MalcolmX wrote:contact strength is basically how fast you can recreate all your muscles and execute maximum
I've never heard there is a recognized scientific definition of "contact strength".
That idea of maximal neural recruitment of rapid-contraction muscle fibers applies pretty well to the "launch" phase of a campus move.
But I think the "latch" or catch phase requires something more: an unconscious perceptual / motor reflex where each finger individually (and the fingers togeher) (and the wrist) learns to dynamically adjust its force and angle and timing to the specific configuration of this latch grasp.
specific like . . .
Sometimes there is an overshoot of reach past the new high hold, or sometimes a slight undershoot. Sometimes the arm is turned slightly so the outside fingers touch first, other times the inside fingers. Sometimes my pinky is fully on, sometimes mostly misses.
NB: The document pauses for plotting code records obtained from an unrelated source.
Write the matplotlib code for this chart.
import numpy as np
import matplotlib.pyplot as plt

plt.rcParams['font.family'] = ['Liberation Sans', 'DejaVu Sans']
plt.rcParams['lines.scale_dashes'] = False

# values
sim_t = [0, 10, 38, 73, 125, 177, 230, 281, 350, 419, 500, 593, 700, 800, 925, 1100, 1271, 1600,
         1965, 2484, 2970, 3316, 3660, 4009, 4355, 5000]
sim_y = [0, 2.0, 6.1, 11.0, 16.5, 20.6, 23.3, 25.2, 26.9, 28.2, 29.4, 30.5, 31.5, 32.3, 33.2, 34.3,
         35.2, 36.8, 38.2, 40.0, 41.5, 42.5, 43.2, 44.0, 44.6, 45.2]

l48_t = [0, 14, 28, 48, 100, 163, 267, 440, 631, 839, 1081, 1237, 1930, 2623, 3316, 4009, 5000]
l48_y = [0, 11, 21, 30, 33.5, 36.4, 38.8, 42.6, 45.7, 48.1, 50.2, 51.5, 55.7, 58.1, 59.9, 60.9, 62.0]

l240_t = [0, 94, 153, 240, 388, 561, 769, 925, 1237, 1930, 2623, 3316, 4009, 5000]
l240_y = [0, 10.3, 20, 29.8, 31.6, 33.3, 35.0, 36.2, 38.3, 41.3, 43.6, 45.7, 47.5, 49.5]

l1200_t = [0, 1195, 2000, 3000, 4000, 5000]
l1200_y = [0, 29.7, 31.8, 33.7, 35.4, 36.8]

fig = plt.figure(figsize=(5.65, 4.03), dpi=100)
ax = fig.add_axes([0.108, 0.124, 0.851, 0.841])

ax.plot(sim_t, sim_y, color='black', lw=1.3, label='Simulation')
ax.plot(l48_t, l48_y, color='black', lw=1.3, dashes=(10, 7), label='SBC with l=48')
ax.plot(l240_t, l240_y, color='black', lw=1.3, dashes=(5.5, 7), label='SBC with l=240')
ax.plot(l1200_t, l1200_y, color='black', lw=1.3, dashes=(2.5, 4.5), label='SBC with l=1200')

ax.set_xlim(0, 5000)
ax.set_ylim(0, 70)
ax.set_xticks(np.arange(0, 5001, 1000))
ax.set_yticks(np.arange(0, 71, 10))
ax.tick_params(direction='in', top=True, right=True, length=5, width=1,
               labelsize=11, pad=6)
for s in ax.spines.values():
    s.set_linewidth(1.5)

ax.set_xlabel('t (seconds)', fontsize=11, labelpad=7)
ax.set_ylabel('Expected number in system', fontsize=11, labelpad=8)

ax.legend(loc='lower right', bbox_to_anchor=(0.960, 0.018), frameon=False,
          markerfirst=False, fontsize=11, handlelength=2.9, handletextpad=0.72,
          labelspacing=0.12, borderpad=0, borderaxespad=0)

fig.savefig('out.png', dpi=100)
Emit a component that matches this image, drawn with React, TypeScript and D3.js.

Sometimes just making the latch with an open grip and hanging and holding is sufficient. Other times I need to "roll up" immediately from open to crimp - (or maybe even latch already in a crimp configuration?)
Campus versus System board (again):
The big advantage of campusing over bouldering for this is that the campus board is repeatable and measurable.
The big disadvantage is that the campus board is too uniform, so your fingers are learning unconsiously a limited subset of "latch" grasping situations - (like working just on getting one boulder problem really wired).
The second disadvantage is that most public campus boards are not well designed for incremental progressive training. Because most managers of public gyms have not given a thought to "incremental progressive" -- they just install a campus board of a standard old-fashioned design because that avoids arguments, so then they can say they have a "campus board".
Again, a well-designed system board can address these shortcomings. (If only I had access to one designed for
my current climbing level and style). Or maybe try "campusing" less difficult boulder problems.
Since I do have access to a large public campus board (and a small one at home) that does fit my current strength with progressive incremental ...
I accept its limitations on variety of reaches and grasps (and exploit its special value for "bump" training of "deep lock-off strength") -- and use it regularly.